[begin DATASET EXTRACT]

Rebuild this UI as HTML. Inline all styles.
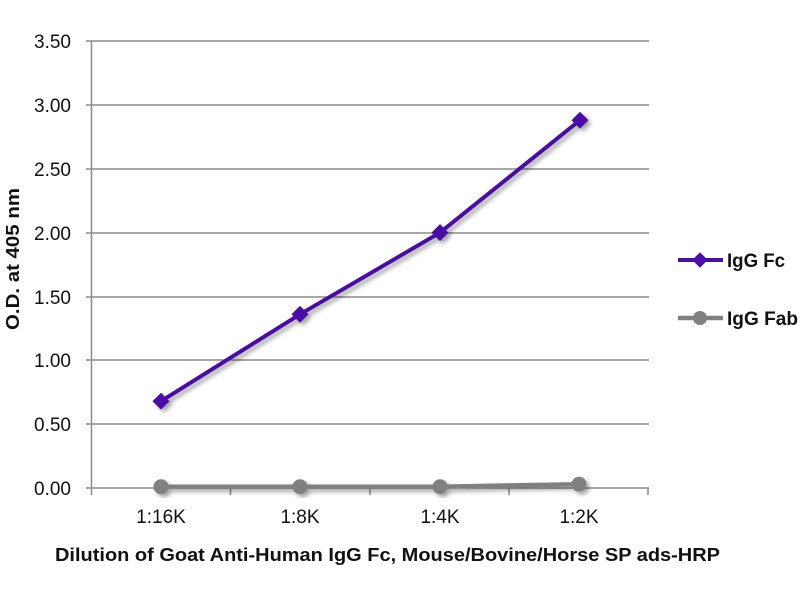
<!DOCTYPE html>
<html><head><meta charset="utf-8"><style>
html,body{margin:0;padding:0;background:#fff;}
svg{display:block;}
text{font-family:"Liberation Sans",sans-serif;fill:#111;}
</style></head><body>
<svg width="800" height="600" viewBox="0 0 800 600" xmlns="http://www.w3.org/2000/svg">
<defs>
<filter id="sh" x="-20%" y="-20%" width="140%" height="140%">
<feDropShadow dx="3" dy="3" stdDeviation="2" flood-color="#000" flood-opacity="0.35"/>
</filter>
</defs>
<rect width="800" height="600" fill="#fff"/>
<g stroke="#8c8c8c" stroke-width="1.5" fill="none">
<line x1="86" y1="41" x2="649" y2="41"/>
<line x1="86" y1="105" x2="649" y2="105"/>
<line x1="86" y1="169" x2="649" y2="169"/>
<line x1="86" y1="233" x2="649" y2="233"/>
<line x1="86" y1="297" x2="649" y2="297"/>
<line x1="86" y1="360" x2="649" y2="360"/>
<line x1="86" y1="424" x2="649" y2="424"/>
<line x1="86" y1="488" x2="649" y2="488"/>
<line x1="91.5" y1="41" x2="91.5" y2="495"/>
<line x1="230.5" y1="488" x2="230.5" y2="495"/>
<line x1="370" y1="488" x2="370" y2="495"/>
<line x1="509" y1="488" x2="509" y2="495"/>
<line x1="648" y1="488" x2="648" y2="495"/>
</g>
<g font-size="19" text-anchor="end">
<text x="71" y="48">3.50</text>
<text x="71" y="112">3.00</text>
<text x="71" y="176">2.50</text>
<text x="71" y="240">2.00</text>
<text x="71" y="304">1.50</text>
<text x="71" y="367">1.00</text>
<text x="71" y="431">0.50</text>
<text x="71" y="495">0.00</text>
</g>
<g font-size="19" text-anchor="middle">
<text x="161" y="523">1:16K</text>
<text x="300" y="523">1:8K</text>
<text x="440" y="523">1:4K</text>
<text x="579" y="523">1:2K</text>
</g>
<text x="55" y="561" font-size="18.5" font-weight="bold" textLength="665" lengthAdjust="spacingAndGlyphs">Dilution of Goat Anti-Human IgG Fc, Mouse/Bovine/Horse SP ads-HRP</text>
<text transform="translate(19,330) rotate(-90)" font-size="18" font-weight="bold" textLength="142" lengthAdjust="spacingAndGlyphs">O.D. at 405 nm</text>
<g filter="url(#sh)">
<polyline points="161,486.7 300,486.7 440,486.7 579,484.2" fill="none" stroke="#808080" stroke-width="4.5" stroke-linejoin="round"/>
<g fill="#808080">
<circle cx="161" cy="486.7" r="7.5"/>
<circle cx="300" cy="486.7" r="7.5"/>
<circle cx="440" cy="486.7" r="7.5"/>
<circle cx="579" cy="484.2" r="7.5"/>
</g>
</g>
<g filter="url(#sh)">
<polyline points="161,401.2 300,314.3 440,232.6 580,120.2" fill="none" stroke="#4a10a6" stroke-width="4" stroke-linejoin="round"/>
<g fill="#4a10a6">
<rect x="-6" y="-6" width="12" height="12" transform="translate(161,401.2) rotate(45)"/>
<rect x="-6" y="-6" width="12" height="12" transform="translate(300,314.3) rotate(45)"/>
<rect x="-6" y="-6" width="12" height="12" transform="translate(440,232.6) rotate(45)"/>
<rect x="-6" y="-6" width="12" height="12" transform="translate(580,120.2) rotate(45)"/>
</g>
</g>
<line x1="678" y1="260" x2="723" y2="260" stroke="#4a10a6" stroke-width="4"/>
<rect x="-5.5" y="-5.5" width="11" height="11" fill="#4a10a6" transform="translate(700,260) rotate(45)"/>
<text x="727" y="267" font-size="19" font-weight="bold" textLength="58" lengthAdjust="spacingAndGlyphs">IgG Fc</text>
<line x1="678" y1="318" x2="723" y2="318" stroke="#808080" stroke-width="4.5"/>
<circle cx="700" cy="318" r="7" fill="#808080"/>
<text x="727" y="325" font-size="19" font-weight="bold" textLength="71" lengthAdjust="spacingAndGlyphs">IgG Fab</text>
</svg>
</body></html>
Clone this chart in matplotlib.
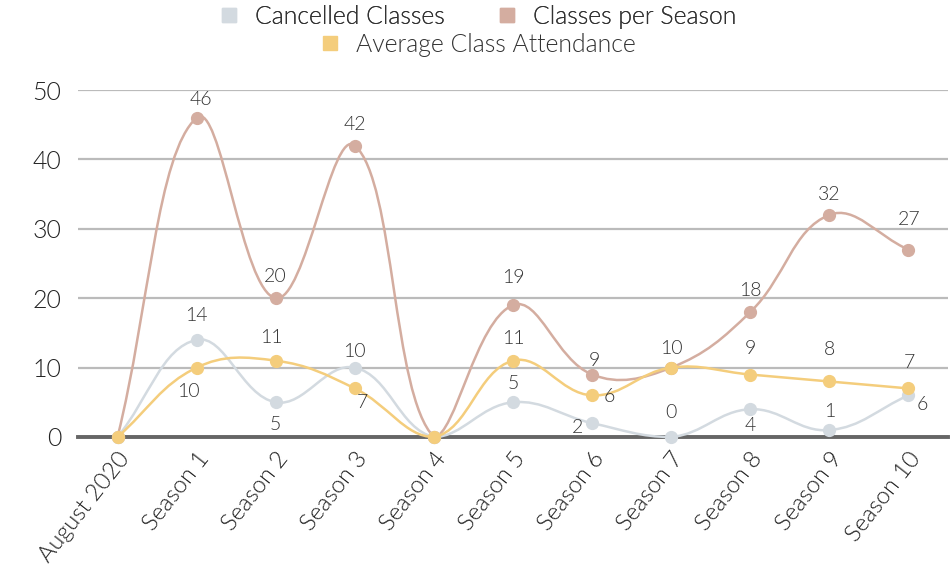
import numpy as np
import matplotlib
matplotlib.use("Agg")
from matplotlib import pyplot as plt
from matplotlib.path import Path
from matplotlib.patches import PathPatch
from matplotlib.lines import Line2D

## Data ##
categories = ["August 2020", "Season 1", "Season 2", "Season 3", "Season 4", "Season 5",
              "Season 6", "Season 7", "Season 8", "Season 9", "Season 10"]
cancelled = [0, 14, 5, 10, 0, 5, 2, 0, 4, 1, 6]
per_season = [0, 46, 20, 42, 0, 19, 9, 10, 18, 32, 27]
attendance = [0, 10, 11, 7, 0, 11, 6, 10, 9, 8, 7]

# label offsets in pixels (None = label hidden)
off_cancelled = [None, (0, 24), (0, -22), (0, 16), None, (0, 19), (-15, -4), (0, 24), (0, -16), (0, 19), (14, -9)]
off_season = [None, (4, 18), (0, 22), (0, 21), None, (0, 28), (2, 14), None, (0, 22), (0, 20), (1, 30)]
off_attend = [None, (-8, -24), (-4, 23), (8, -14), None, (0, 22), (17, -1), (0, 19), (0, 26), (0, 32), (1, 26)]

c_cancel = "#d3dae0"
c_season = "#d4ada0"
c_attend = "#f4cd7c"

plt.rcParams['font.family'] = ['Lato', 'DejaVu Sans']
plt.rcParams['font.weight'] = 300

fig = plt.figure(figsize=(9.53, 5.71), dpi=100)
ax = fig.add_axes([78/953, 1 - 437/571, 870/953, 347/571])
x = np.arange(len(categories))
ax.set_xlim(-0.5, len(categories) - 0.5)
ax.set_ylim(0, 50)


def spline_path(xs, ys, t=0.4):
    # chart.js style cubic spline, done in pixel space
    pts = ax.transData.transform(np.column_stack([xs, ys]))
    x0, y0, x1, y1 = ax.bbox.extents
    n = len(pts)
    cp_prev = np.zeros_like(pts)
    cp_next = np.zeros_like(pts)
    for i in range(n):
        prev = pts[max(i - 1, 0)]
        cur = pts[i]
        nxt = pts[min(i + 1, n - 1)]
        d01 = np.hypot(*(cur - prev))
        d12 = np.hypot(*(nxt - cur))
        tot = d01 + d12
        s01 = d01 / tot if tot else 0
        s12 = d12 / tot if tot else 0
        cp_prev[i] = cur - t * s01 * (nxt - prev)
        cp_next[i] = cur + t * s12 * (nxt - prev)
    for cp in (cp_prev, cp_next):
        cp[:, 0] = np.clip(cp[:, 0], x0, x1)
        cp[:, 1] = np.clip(cp[:, 1], y0, y1)
    verts = [pts[0]]
    codes = [Path.MOVETO]
    for i in range(n - 1):
        verts += [cp_next[i], cp_prev[i + 1], pts[i + 1]]
        codes += [Path.CURVE4] * 3
    verts = ax.transData.inverted().transform(np.array(verts))
    return Path(verts, codes)


series = [
    (per_season, c_season, off_season, 3),
    (cancelled, c_cancel, off_cancelled, 4),
    (attendance, c_attend, off_attend, 5),
]

for vals, col, offs, z in series:
    ax.add_patch(PathPatch(spline_path(x, vals), facecolor='none', edgecolor=col,
                           lw=1.8, zorder=z, clip_on=False))
    ax.plot(x, vals, 'o', color=col, ms=8.5, zorder=z + 0.5, clip_on=False)
    for xi, v, o in zip(x, vals, offs):
        if o is None:
            continue
        ax.annotate(str(v), (xi, v), xytext=o, textcoords='offset pixels',
                    ha='center', va='center', fontsize=14, color='#333333',
                    fontweight=300, zorder=10)

# grid
for s in ax.spines.values():
    s.set_visible(False)
ax.set_yticks([0, 10, 20, 30, 40, 50])
ax.yaxis.grid(True, color='#bbbbbb', lw=1.6)
ax.set_axisbelow(True)
ax.axhline(0, color='#666666', lw=2.8, zorder=2, clip_on=False)
ax.tick_params(axis='y', length=0, pad=12, labelsize=18, labelcolor='#222222')
ax.set_xticks(x)
ax.set_xticklabels(categories, rotation=52, ha='right', rotation_mode='anchor')
ax.tick_params(axis='x', length=0, pad=8, labelsize=17, labelcolor='#222222')

# legend
def handle(col):
    return Line2D([], [], ls='none', marker='s', ms=10, color=col)

leg1 = fig.legend([handle(c_cancel), handle(c_season)], ["Cancelled Classes", "Classes per Season"],
                  loc='center', bbox_to_anchor=(0.5, 0.970), ncol=2, frameon=False,
                  fontsize=17.8, handlelength=1, handletextpad=0.55, columnspacing=2.0,
                  labelcolor='#333333', borderpad=0)
leg2 = fig.legend([handle(c_attend)], ["Average Class Attendance"],
                  loc='center', bbox_to_anchor=(0.5, 0.921), frameon=False,
                  fontsize=17.8, handlelength=1, handletextpad=0.55,
                  labelcolor='#333333', borderpad=0)
fig.add_artist(leg1)

fig.savefig("out.png", dpi=100)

[end DATASET EXTRACT]

Find the lines that include the string "chart", then copy each of them.

▸ ANSWER TO THE EXERCISE
Clone this chart in matplotlib.
    # chart.js style cubic spline, done in pixel space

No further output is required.